Ainda assim, a lei é o diferencial do cinema pernambucano em relação ao resto do País. “O edital, na forma como está, foi fruto de uma mobilização sem precedentes, em que todas as entidades e associações ligadas ao audiovisual em Pernambuco praticamente redigiram uma lei que protege o audiovisual com aportes financeiros contínuos e soberania do júri para decidir com liberdade ideológica. No momento, esta é uma grande diferença do que é produzido em Pernambuco em relação aos outros estados. Realizadores que jamais imaginariam ter acesso a fundos estão conseguindo fazer filmes ousados, pesquisas de risco e com grande vigor crítico com total liberdade”, explica Mascaro.

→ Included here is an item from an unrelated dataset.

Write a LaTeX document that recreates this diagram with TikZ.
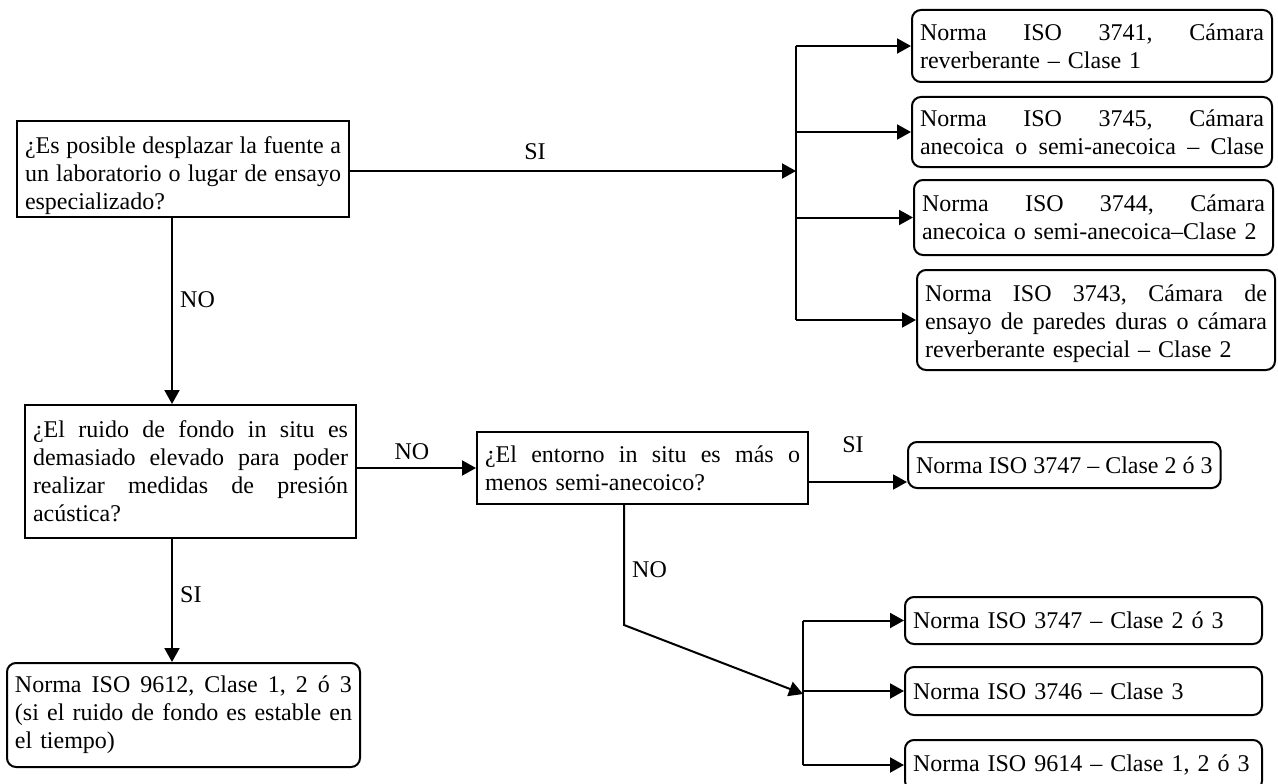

Assim, a situação da nova geração de cineastas de Pernambuco, caso de Mascaro, Marcelo Pedroso e Kleber Mendonça, entre outros, é muito mais estruturada que da primeira turma. Cecília Araújo é um exemplo. Seu primeiro longa de ficção na direção, Te Sigo, foi contemplado pelo Funcultura para a filmagem e será rodado no início de 2015. “O bom é que é possível inscrever um mesmo projeto em várias etapas, como filmagem e depois finalização”, ela explica. O filme é a terceira parte da trilogia do escritor cubano Edmundo Desnoes, que virou cult entre cinéfilos, antecedida por Memórias do Subdesenvolvimento (1968) e Memórias do Desenvolvimento (2010). O próprio escritor viverá seu alter ego na película, contracenando com a atriz cubana Annia Bu. É a história da filha de um escritor cubano que vem atrás do pai no interior de Pernambuco. “Estou muito feliz por abordar essa temática da América Latina, de ampliar os temas recorrentes no nosso cinema”, diz a cineasta.